Sivas'ta 37 kişinin yaşamını yitirdiği Madımak Oteli'nin yakılmasının siyasi hayatının en talihsiz olaylarından biri olduğunu kaydeden Gazioğlu o günü şöyle anlattı:

"2 Temmuz 1993. Biz, 26 Haziran’da bakan olduk. Bir hafta sonra bu olay patladı. Daha güvenoyu bile almamıştık. Neticede, güvenoyu almadan bakan olamıyorsun. Ben bu olayda olağanüstü hassas davrandım. Olay, cuma namazından çıkışta başlıyor. Saat 13.45’ti bana Sivas’tan istihbarat geldi. Valiyi arıyorum 'Önemli bir şey var mı ?' diye. Vali bana, '500 kişilik bir grup Madımak Oteli’yle Kültür Sarayı arasında gidip geliyor. Sloganlar atıyorlar' dedi. Aradan bir saat geçti vali, '1000 kişi oldular' dedi. Ben hemen cumhurbaşkanını aradım. Ben de bilgi veriyorum tabii üstlerime. Genelkurmay Başkanı'nı, rahmetli Erdal İnönü’yü aradım. Fikri Sağlar Kültür Bakanı'ydı. Oradaki şenlikleri kendisi tertiplemişti. İlk defa da o yıl, o şenlikler Sivas’ta düzenlenmişti. Ben bütün ilgililere durumu bildiriyorum. Hemen Emniyet Genel Müdürü'yle, müsteşarı çağırdım. Daha bir haftalık bile değilim. Böyle olaylarda nasıl davranılacağını bildiğimi iddia edemem. Üçümüz beraber oturuyor, istişare ediyoruz. Olaya baktım vahamet kazanıyor. Büyüme eğilimi gösteriyor. Müsteşara dedim ki; 'Müsteşar bey altımızda helikopterimiz, Mercedes’imiz, BMW’miz, uçak var. Gerekirse çekip gidelim. Geçelim halkın önüne.' Müsteşar bana 'Sayın Bakanım Türkiye büyük devlet. Türkiye’de böyle olaylar olur. Her olaya bakan gider mi? Gitmez. Jandarma, polisimiz, tugayımız var. Endişe edecek bir şey yok’ dedi. Demek ki bakan gitmezmiş diyorsun. Yeni bakansın. Ondan sonra emniyet müdürü gitti. Bitişik illerden tedbir mahiyetinde yedek güç istedi.
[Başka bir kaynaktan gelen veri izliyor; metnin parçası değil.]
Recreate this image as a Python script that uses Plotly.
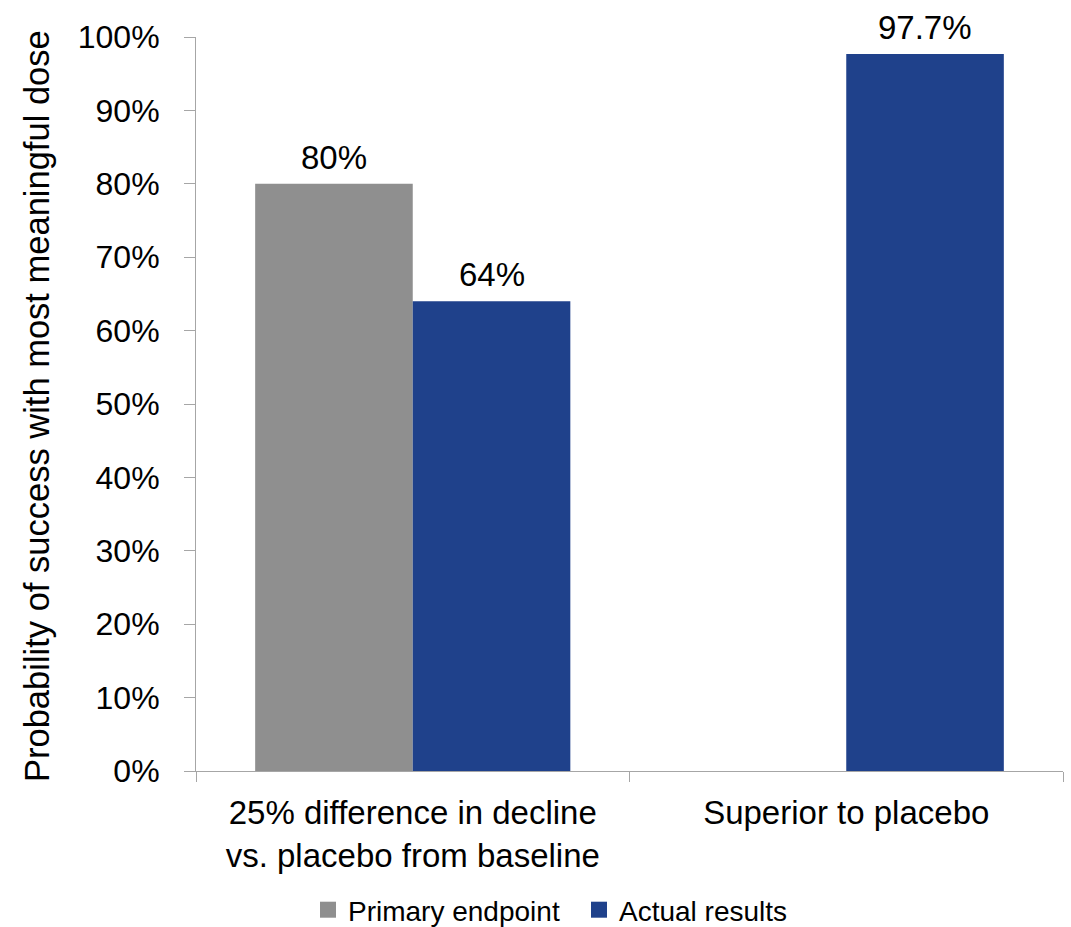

YÖNETİCİLER BİRBİRİYLE KONUŞMUYOR

Biz devamlı Ankara’da kendi aramızda konuşuyoruz. Diğer yandan Sivas Valisi, Emniyet Müdürü ile konuşmuyor, küsmüş. Telefon açıyorum 'Bakın Vali bey, irticacı bir takım güçler tarafından deniliyor verilen bilgide. Şu belediye reisi ile konuş, halkın önüne çıkın diyorum. 'Ben belediye reisi ile de konuşmuyorum’ diyor. Ahmet’le Mehmet konuşmaz da belediye reisi ile vali konuşmaz diye bir şey olabilir mi? Bir takım makamlara layık olmayan adamları getirirsen, bir gün o adam layık olmadığını gösterir. Bu adam sırf İnönü’nün danışmanı diye vali yapılmış bir adam. Valinin elinde öyle yetkiler var ki, ne başbakan ne de bakanda vardır o yetkiler. Orada keşke dinlemeyip gitseydim. Orada halkın önüne çıkıp halkın isteklerine tercüman olsaydım. Camiden çıkan bir grup yani adamın elinde tahta bile yok. Ama bize çok zarar verdi. Bir sürü yetişmiş insan orada yanarak öldü."